A job may skip to teardown if an exception occurs, e.g. a job may only have
proposal, setup, datain, and teardown timings if the rabbit file systems fail
to mount on the compute nodes. Fetch the timing for a state by running, e.g. for
prerun,
flux job info ${jobid} rabbit_prerun_timing
If the job does not have the timing for a state, for instance because it has not
completed the state yet, expect to see an error like flux-job: No such file or directory.
Debugging Attributes
All rabbit jobs also have a rabbit_workflow attribute that stores high-level but
technical information about the status of the rabbit job.
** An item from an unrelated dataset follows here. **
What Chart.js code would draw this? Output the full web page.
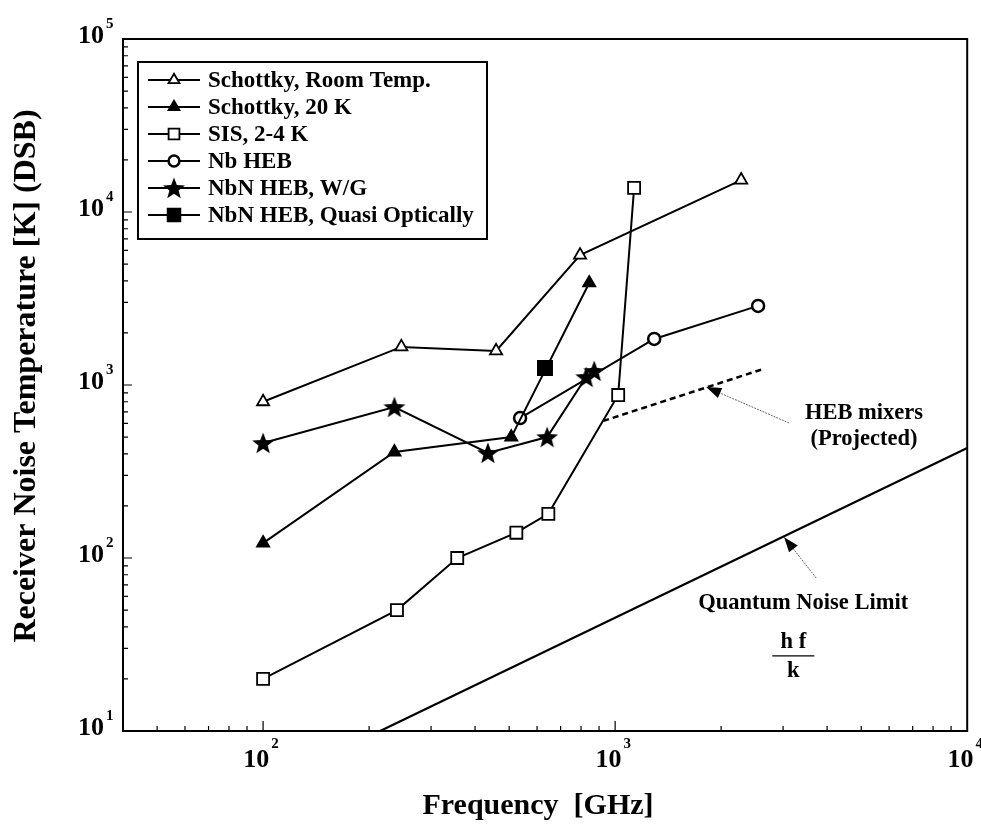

Fetch the data (which is
in JSON format) with flux job info ${jobid} rabbit_workflow, potentially
piping it to jq in order to pretty-print it.
It may be useful to check whether there is an error message set on the workflow, which can be singled out with
flux job info ${jobid} rabbit_workflow | jq .status.message
If that is still unhelpful, try displaying more information:
flux job info ${jobid} rabbit_workflow | jq .status
In addition, rabbit jobs may have an attribute storing a small collection of information about data movement. Fetch it with
flux job info ${jobid} rabbit_datamovements | jq .
Container Attributes
If a job launched a
rabbit container
with a #DW container directive, once the job
is complete it will have an additional attribute rabbit_container_log storing
the tail of the logs of one of the containers. Unfortunately, due to size limitations
of Flux's KVS, the complete logs cannot be stored.
flux job info ${jobid} rabbit_container_log | less
Node Distribution
El Cap Rabbit systems have one rabbit per chassis. The --coral2-chassis flag to
flux-batch(1), flux-alloc(1), flux-run(1), and
flux-submit(1) may therefore be useful in controlling the
allocation of rabbits, especially for node-local file systems like XFS.
The flag is only available on systems with the flux-coral2 package installed.
On any such system, run flux alloc --help=coral2-chassis for documentation.